Written exercise> Identify each line containing the word "code" and copy it.

--- BEGIN ---

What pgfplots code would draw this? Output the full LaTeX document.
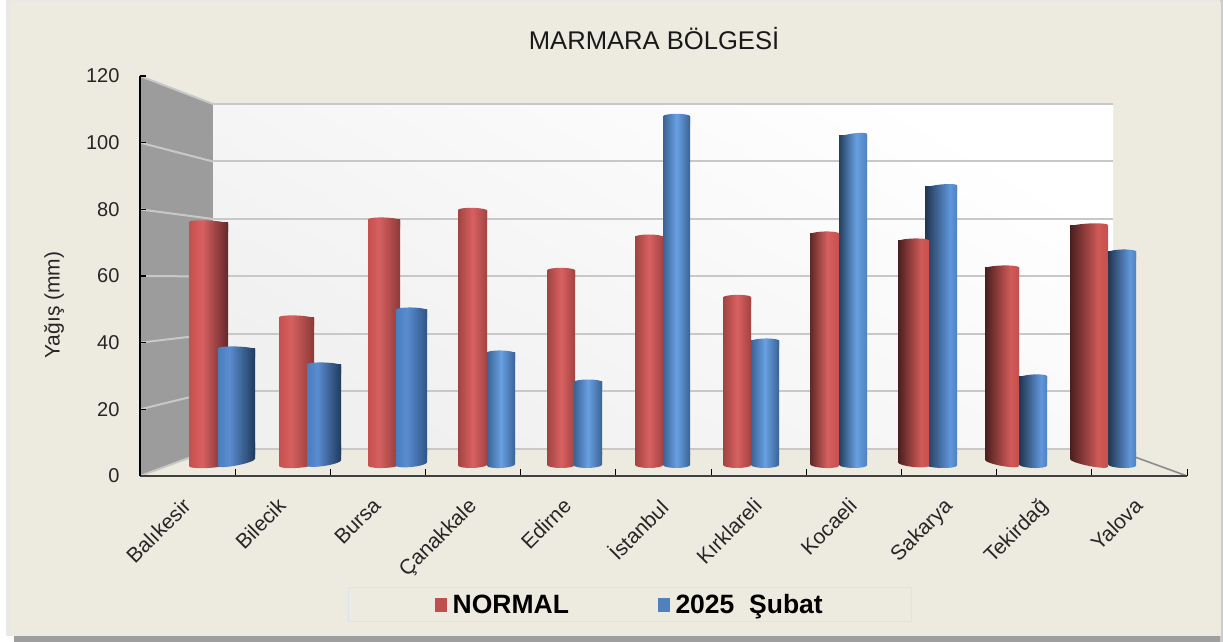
\documentclass[border=0pt]{standalone}
\usepackage{pgfplots}
\pgfplotsset{compat=1.18}
\usepackage{fontspec}
\setmainfont{Liberation Sans}
\definecolor{panel}{HTML}{EDEBE0}
\definecolor{wallgrid}{HTML}{C8C8C8}
\definecolor{legR}{HTML}{C0504D}
\definecolor{legB}{HTML}{4F81BD}
\definecolor{legBox}{HTML}{DCE3EC}
\newcommand{\mks}[5]{\definecolor{#1a}{HTML}{#2}\definecolor{#1b}{HTML}{#4}\definecolor{#1c}{HTML}{#5}%
  \pgfdeclarehorizontalshading{#1}{100bp}{color(0bp)=(#1a); color(25bp)=(#1a); color(#3bp)=(#1b); color(75bp)=(#1c); color(100bp)=(#1c)}}
\mks{redA}{C5504E}{42}{D96060}{63282A}
\mks{redB}{C5504E}{42}{D66060}{8B3A38}
\mks{redC}{A04442}{50}{D96060}{A04442}
\mks{redD}{5E2826}{55}{D66060}{C5504E}
\mks{redE}{4A1E1E}{62}{D05A58}{C5504E}
\mks{bluA}{4A7DBE}{40}{5A8DD0}{1F3A5C}
\mks{bluB}{4A7DBE}{42}{5A8DD0}{2E5585}
\mks{bluC}{3A6395}{50}{68A0E2}{3A6395}
\mks{bluD}{23405F}{56}{68A0E2}{4F81BD}
\mks{bluE}{1F3550}{64}{6096DB}{4F81BD}
\pgfkeys{/cap/w/.initial=20,/cap/s/.initial=redC,/cap/k/.initial=0,/cap/d/.initial=0}
\pgfdeclareplotmark{captop}{%
  \edef\capS{\pgfkeysvalueof{/cap/s}}\edef\capW{\pgfkeysvalueof{/cap/w}}\edef\capK{\pgfkeysvalueof{/cap/k}}%
  \pgftransformcm{1}{\capK}{0}{1}{\pgfpointorigin}%
  \path[shade,shading=\capS] (-\capW pt,-8pt) -- (-\capW pt,0pt)
    arc[start angle=180,end angle=0,x radius=\capW pt,y radius=2.5pt] -- (\capW pt,-8pt) -- cycle;}
\pgfdeclareplotmark{capbot}{%
  \edef\capS{\pgfkeysvalueof{/cap/s}}\edef\capW{\pgfkeysvalueof{/cap/w}}\edef\capK{\pgfkeysvalueof{/cap/k}}\edef\capD{\pgfkeysvalueof{/cap/d}}%
  \pgfmathsetmacro\capT{\capD+2+2*abs(\capK)*\capW}%
  \pgftransformyshift{-\capD pt}%
  \pgftransformcm{1}{\capK}{0}{1}{\pgfpointorigin}%
  \path[shade,shading=\capS] (-\capW pt,\capT pt) -- (-\capW pt,0pt)
    arc[start angle=180,end angle=360,x radius=\capW pt,y radius=3pt] -- (\capW pt,\capT pt) -- cycle;}
% \cyl{x}{value}{half width}{shading}{top slope}{base drop}{base slope}
\newcommand{\cyl}[7]{%
  \addplot[forget plot,ybar,bar shift=0pt,bar width=#3*2pt,draw=none,shade,shading=#4] coordinates {(#1,#2)};
  \addplot[forget plot,only marks,draw=none,mark=capbot,mark options={/cap/w=#3,/cap/s=#4,/cap/k=#7,/cap/d=#6}] coordinates {(#1,6.4)};
  \addplot[forget plot,only marks,draw=none,mark=captop,mark options={/cap/w=#3,/cap/s=#4,/cap/k=#5}] coordinates {(#1,#2)};
}
\begin{document}
\begin{tikzpicture}[x=1pt,y=1pt]
\fill[white] (0,0) rectangle (1223,642);
\fill[gray!18] (6,6) rectangle (1223,642);
\fill[black!38] (14,0) rectangle (1223,10);
\fill[black!20] (1220,0) rectangle (1223,642);
\fill[panel] (10,6) rectangle (1221,640);
\useasboundingbox (0,0) rectangle (1223,642);

\begin{axis}[
  at={(140pt,166pt)},anchor=south west,
  scale only axis,width=1047pt,height=400pt,
  xmin=-0.5,xmax=10.5,ymin=0,ymax=120,
  axis on top,clip=false,
  axis x line*=bottom,axis y line*=left,
  axis line style={-},
  x axis line style={draw=black!75,line width=1.6pt},
  y axis line style={draw=black,line width=2pt},
  xtick={0,1,2,3,4,5,6,7,8,9,10},
  xticklabels={Balıkesir,Bilecik,Bursa,Çanakkale,Edirne,İstanbul,Kırklareli,Kocaeli,Sakarya,Tekirdağ,Yalova},
  minor xtick={-0.5,0.5,1.5,2.5,3.5,4.5,5.5,6.5,7.5,8.5,9.5,10.5},
  ytick={0,20,40,60,80,100,120},
  tick align=inside,
  major x tick style={draw=none},
  minor x tick style={draw=black,line width=1pt},
  minor tick length=7pt,
  major y tick style={draw=black,line width=1.2pt},
  major tick length=6pt,
  /pgf/number format/assume math mode=true,
  y tick label style={font=\fontsize{20}{24}\selectfont,text=black!85,xshift=-17pt,anchor=east},
  x tick label style={font=\fontsize{21}{24}\selectfont,text=black!85,rotate=45,anchor=north east,inner sep=0pt,xshift=-19pt,yshift=-10pt},
  title={MARMARA BÖLGESİ},
  title style={at={(axis description cs:0.491,1.0775)},anchor=center,font=\fontsize{25.6}{30}\selectfont,text=black!90},
  ylabel={Yağış (mm)},
  ylabel style={at={(axis description cs:-0.082,0.4275)},anchor=center,font=\fontsize{21}{25}\selectfont,text=black!85},
]
% side wall, back wall, floor
\addplot[forget plot,draw=none,fill=black!39] coordinates {(-0.5,0) (-0.5,120) (0.267,111.6) (0.267,8.1)} --cycle;
\addplot[forget plot,draw=none,shade,shading=axis,top color=white,bottom color=black!6,shading angle=-30] coordinates {(0.267,8.1) (0.267,111.6) (9.723,111.6) (9.723,8.1)} --cycle;
% grid on back wall
\addplot[forget plot,wallgrid,line width=2pt] coordinates {(0.267,111.6) (9.723,111.6)};
\addplot[forget plot,wallgrid,line width=2pt] coordinates {(0.267,94.35) (9.723,94.35)};
\addplot[forget plot,wallgrid,line width=2pt] coordinates {(0.267,77.1) (9.723,77.1)};
\addplot[forget plot,wallgrid,line width=2pt] coordinates {(0.267,59.85) (9.723,59.85)};
\addplot[forget plot,wallgrid,line width=2pt] coordinates {(0.267,42.6) (9.723,42.6)};
\addplot[forget plot,wallgrid,line width=2pt] coordinates {(0.267,25.35) (9.723,25.35)};
\addplot[forget plot,wallgrid,line width=2pt] coordinates {(0.267,8.1) (9.723,8.1)};
% grid on side wall
\addplot[forget plot,wallgrid,line width=2pt] coordinates {(-0.5,120) (0.267,111.6)};
\addplot[forget plot,wallgrid,line width=2pt] coordinates {(-0.5,100) (0.267,94.35)};
\addplot[forget plot,wallgrid,line width=2pt] coordinates {(-0.5,80) (0.267,77.1)};
\addplot[forget plot,wallgrid,line width=2pt] coordinates {(-0.5,60) (0.267,59.85)};
\addplot[forget plot,wallgrid,line width=2pt] coordinates {(-0.5,40) (0.267,42.6)};
\addplot[forget plot,wallgrid,line width=2pt] coordinates {(-0.5,20) (0.267,25.35)};
\addplot[forget plot,wallgrid,line width=2pt] coordinates {(-0.5,0) (0.267,8.1)};
\addplot[forget plot,black!45,line width=1.6pt] coordinates {(9.723,8.1) (10.5,0)};
\end{axis}

\begin{axis}[
  at={(140pt,187pt)},anchor=south west,
  scale only axis,width=1047pt,height=379pt,
  xmin=-0.5,xmax=10.5,ymin=6.3,ymax=120,
  hide axis,
  legend columns=2,
  legend cell align=left,
  legend image code/.code={\path[#1,draw=none] (-3pt,-7.5pt) rectangle (9pt,7pt);\path (12pt,0pt);},
  legend style={at={(axis description cs:0.468,-0.3945)},anchor=center,
    draw=legBox,fill=none,line width=1pt,inner xsep=86.5pt,inner ysep=5pt,
    font=\fontsize{26.5}{30}\selectfont\bfseries,
    /tikz/every even column/.append style={column sep=87pt},
    nodes={inner sep=2pt}},
]
\addlegendimage{fill=legR}\addlegendentry{NORMAL}
\addlegendimage{fill=legB}\addlegendentry{2025~~Şubat}
\cyl{0.2197}{75.9}{19.5}{redA}{-0.05}{10.3}{0.06}
\cyl{0.5139}{38.1}{18.5}{bluA}{-0.03}{7.8}{0.19}
\cyl{1.1443}{47.4}{17.5}{redB}{-0.04}{10.3}{0.06}
\cyl{1.4332}{33.3}{17}{bluA}{-0.03}{8.3}{0.15}
\cyl{2.0636}{76.8}{16}{redB}{-0.03}{10.3}{0.04}
\cyl{2.3525}{49.8}{15.5}{bluB}{-0.02}{9.3}{0.10}
\cyl{2.9934}{79.7}{14.5}{redC}{-0.02}{10.3}{0.03}
\cyl{3.2928}{36.9}{14}{bluC}{-0.02}{10.3}{0.05}
\cyl{3.9232}{61.7}{14}{redC}{0}{10.3}{0}
\cyl{4.2069}{28.2}{14}{bluC}{0}{10.3}{0.02}
\cyl{4.8478}{71.7}{14}{redC}{0}{10.3}{0}
\cyl{5.1367}{107.9}{13.5}{bluC}{0}{10.3}{0}
\cyl{5.7724}{53.6}{14}{redC}{0.01}{10.3}{0}
\cyl{6.0666}{40.5}{14}{bluC}{0.02}{10.3}{0}
\cyl{6.6917}{72.6}{14.5}{redD}{0.03}{10.3}{-0.05}
\cyl{6.9911}{102}{14}{bluD}{0.14}{10.3}{-0.02}
\cyl{7.9157}{86.7}{16}{bluE}{0.1}{10.3}{-0.03}
\cyl{7.6268}{70.5}{15.5}{redE}{0.03}{9.3}{-0.10}
\cyl{8.8823}{29.7}{14}{bluE}{0.06}{10.3}{-0.04}
\cyl{8.5566}{62.4}{17}{redE}{0.03}{8.3}{-0.18}
\cyl{9.8175}{67.2}{14}{bluE}{0.03}{10.3}{-0.04}
\cyl{9.4706}{75}{19}{redE}{0.05}{8.3}{-0.2}
\end{axis}
\end{tikzpicture}
\end{document}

--- END ---

Response to this task>
What pgfplots code would draw this? Output the full LaTeX document.
  legend image code/.code={\path[#1,draw=none] (-3pt,-7.5pt) rectangle (9pt,7pt);\path (12pt,0pt);},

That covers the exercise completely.